> _Dataset excerpt_:
********

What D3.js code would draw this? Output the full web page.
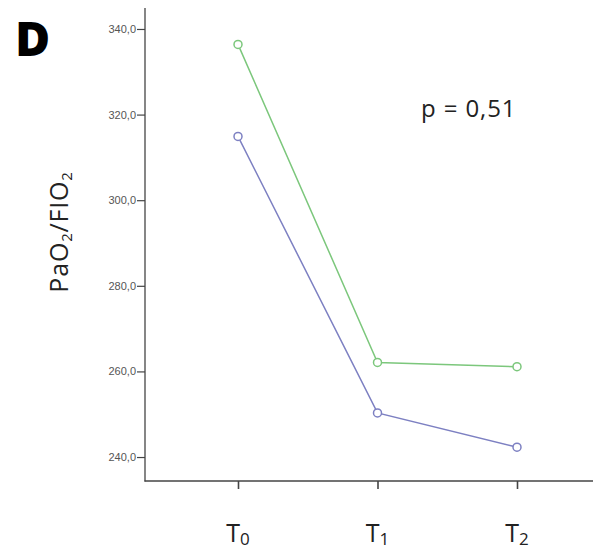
<!DOCTYPE html>
<html><head><meta charset="utf-8">
<script src="https://cdn.jsdelivr.net/npm/d3@7"></script>
<style>body{margin:0;background:#fff}svg{display:block}</style>
</head><body>
<svg id="c" width="594" height="549"></svg>
<script>
const categories = ["0","1","2"];
const groupA = [336.4, 262.1, 261.1]; // green
const groupB = [314.9, 250.3, 242.3]; // blue
const yTicks = [240, 260, 280, 300, 320, 340];
const pText = "p = 0,51";

const svg = d3.select("#c");
const x = d3.scalePoint().domain(categories).range([238, 517]);
const y = d3.scaleLinear().domain([234.4, 344.9]).range([481, 8]);
const fmt = v => d3.format(".1f")(v).replace(".", ",");

// y axis
const ya = svg.append("g").attr("transform","translate(145,0)")
  .call(d3.axisLeft(y).tickValues(yTicks).tickFormat(fmt).tickSize(8).tickPadding(1));
ya.select(".domain").remove();
ya.selectAll(".tick line").attr("stroke","#444").attr("stroke-width",1.2);
ya.selectAll(".tick text").attr("font-family","Liberation Sans, Arial").attr("font-size",11).attr("fill","#555");
svg.append("line").attr("x1",145).attr("x2",145).attr("y1",8).attr("y2",481.5).attr("stroke","#444").attr("stroke-width",1.3);

// x axis
const xa = svg.append("g").attr("transform","translate(0,481)")
  .call(d3.axisBottom(x).tickSize(8).tickFormat(""));
xa.select(".domain").remove();
xa.selectAll(".tick line").attr("stroke","#444").attr("stroke-width",1.6);
svg.append("line").attr("x1",144.5).attr("x2",593).attr("y1",481).attr("y2",481).attr("stroke","#444").attr("stroke-width",1.3);

// x labels
categories.forEach(c => {
  const t = svg.append("text").attr("x", x(c)).attr("y", 542).attr("text-anchor","middle")
    .attr("font-family","Open Sans, sans-serif").attr("font-size",25).attr("fill","#222");
  t.append("tspan").text("T");
  t.append("tspan").attr("font-size",17).attr("dy",3).text(c);
});

// y label
const yl = svg.append("text").attr("transform","translate(68,232) rotate(-90)").attr("text-anchor","middle")
  .attr("font-family","Open Sans, sans-serif").attr("font-size",25).attr("letter-spacing",0.8).attr("fill","#222");
yl.append("tspan").text("PaO");
yl.append("tspan").attr("font-size",15).attr("dy",4).text("2");
yl.append("tspan").attr("dy",-4).text("/FIO");
yl.append("tspan").attr("font-size",15).attr("dy",4).text("2");

// lines
const line = d3.line().x((d,i)=>x(categories[i])).y(d=>y(d));
const series = [{v:groupA,c:"#7cc77c"},{v:groupB,c:"#7d80c2"}];
series.forEach(s => {
  svg.append("path").datum(s.v).attr("d",line).attr("fill","none").attr("stroke",s.c).attr("stroke-width",1.5);
  svg.selectAll(null).data(s.v).enter().append("circle")
    .attr("cx",(d,i)=>x(categories[i])).attr("cy",d=>y(d)).attr("r",4)
    .attr("fill","#fff").attr("stroke",s.c).attr("stroke-width",1.5);
});

// p text
svg.append("text").attr("x",421).attr("y",117).attr("font-family","Open Sans, sans-serif")
  .attr("font-size",24).attr("letter-spacing",0.9).attr("fill","#222").text(pText);

// panel letter
svg.append("text").attr("x",15).attr("y",56).attr("font-family","Open Sans, sans-serif")
  .attr("font-weight",800).attr("font-size",48).attr("fill","#000").text("D");
</script>
</body></html>
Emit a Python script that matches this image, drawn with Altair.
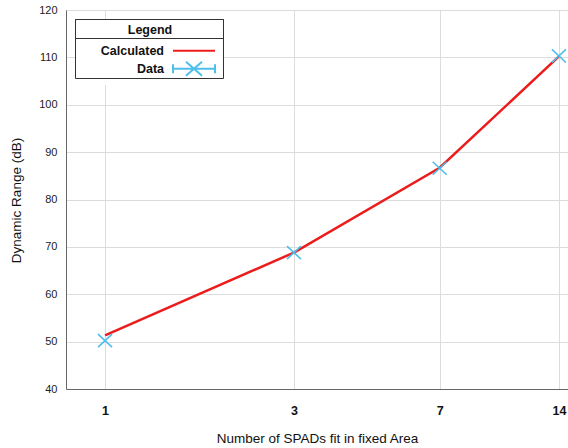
import altair as alt
import pandas as pd

# ---- data ----
spads = [1, 3, 7, 14]
calculated = [51.3, 68.8, 86.7, 110.2]
measured = [50.2, 68.8, 86.6, 110.3]
series_names = ["Calculated", "Data"]
x_ticks = [1, 3, 7, 14]
y_ticks = [40, 50, 60, 70, 80, 90, 100, 110, 120]

RED = "#ec1c1c"
BLUE = "#4dbeee"
FONT = "Liberation Sans"

calc_df = pd.DataFrame({"spads": spads, "dr": calculated, "series": "Calculated"})
data_df = pd.DataFrame({"spads": spads, "dr": measured, "series": "Data"})
both_df = pd.concat([calc_df, data_df], ignore_index=True)

x_enc = alt.X(
    "spads:Q",
    scale=alt.Scale(type="log", domain=[0.797, 14.76], nice=False),
    axis=alt.Axis(
        values=x_ticks, format="d", title="Number of SPADs fit in fixed Area",
        labelFontSize=12.5, labelFontWeight="bold", labelFont=FONT, labelColor="#111",
        labelPadding=15, labelFlush=False, tickSize=0,
        grid=True, gridColor="#dcdcdc", domainColor="#666",
        titleFont=FONT, titleFontSize=13.5, titleFontWeight="normal", titleColor="#111",
        titleY=49, titleBaseline="middle",
    ),
)
y_enc = alt.Y(
    "dr:Q",
    scale=alt.Scale(domain=[40, 120], nice=False, zero=False),
    axis=alt.Axis(
        values=y_ticks, title="Dynamic Range (dB)",
        labelFontSize=11, labelFont=FONT, labelColor="#222", labelPadding=9, tickSize=0,
        grid=True, gridColor="#dcdcdc", domainColor="#666",
        titleFont=FONT, titleFontSize=13.5, titleFontWeight="normal", titleColor="#111",
        titleX=-50, titleY=190, titleAngle=270, titleBaseline="middle", titleAlign="center",
    ),
)

line = alt.Chart(calc_df).mark_line(color=RED, strokeWidth=2.5).encode(x=x_enc, y=y_enc)

XPATH = "M-1,-0.93L1,0.93M-1,0.93L1,-0.93"
points = alt.Chart(data_df).mark_point(
    shape=XPATH, size=196, filled=False, color=BLUE, strokeWidth=1.6, opacity=1
).encode(x=x_enc, y=y_enc)

# legend symbols (path units are pixels since symbolSize = 4)
LINE_SYM = "M86.75,0L128.75,0"
ERR_SYM = ("M86.75,0L128.75,0M86.75,-4.5L86.75,4.5M128.75,-4.5L128.75,4.5"
           "M99.75,-7L115.75,7M99.75,7L115.75,-7")

main_legend = alt.Legend(
    title="Legend", orient="none", legendX=9, legendY=9, direction="vertical",
    fillColor="white", padding=5,
    titleAnchor="middle", titleFont=FONT, titleFontSize=12.5, titleFontWeight="bold",
    titleColor="#111", titlePadding=8,
    labelFont=FONT, labelFontSize=12.5, labelFontWeight="bold", labelColor="#111",
    labelAlign="right", labelOffset=71.5,
    symbolSize=4, symbolStrokeWidth=2, symbolOffset=0, rowPadding=0,
)


def box_legend(key, w, h):
    # an empty legend whose invisible symbol spans w x h pixels: only its frame shows
    return alt.Legend(
        title=None, values=[key], orient="none", legendX=9, legendY=9,
        strokeColor="#333", padding=0, labelExpr="''", labelFontSize=1, labelOffset=0,
        symbolType=f"M-1,-1L{w - 1},{h - 1}", symbolSize=4, symbolStrokeWidth=0,
        symbolOpacity=0, symbolFillColor="transparent", symbolStrokeColor="transparent",
        symbolOffset=0,
    )


frame_legend = box_legend("frame", 148, 59)   # outer frame of the legend
sep_legend = box_legend("sep", 148, 19)       # box round the title: the line under "Legend"

legend_layer = alt.Chart(both_df).transform_filter("false").mark_point(
    filled=False, size=4, opacity=1
).encode(
    x=x_enc, y=y_enc,
    color=alt.Color("series:N", scale=alt.Scale(domain=series_names, range=[RED, BLUE]), legend=main_legend),
    shape=alt.Shape("series:N", scale=alt.Scale(domain=series_names, range=[LINE_SYM, ERR_SYM]), legend=main_legend),
    opacity=alt.Opacity("series:O", scale=alt.Scale(domain=["frame"], range=[0, 0]), legend=frame_legend),
    strokeDash=alt.StrokeDash("series:O", scale=alt.Scale(domain=["sep"], range=[[1, 0]]), legend=sep_legend),
)

chart = alt.layer(line, points, legend_layer).properties(
    width=502, height=379,
    padding={"left": 66, "top": 10, "right": 0, "bottom": 59},
    autosize=alt.AutoSizeParams(type="none"),
).configure_view(stroke="#555", strokeWidth=1).configure(background="white")

chart.save("out.html", embed_options={"renderer": "svg", "actions": False})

********

> _Required work_: Check each line of the data above for the string "script", then report how many lines have it, with no other words.

> _Answer_: 4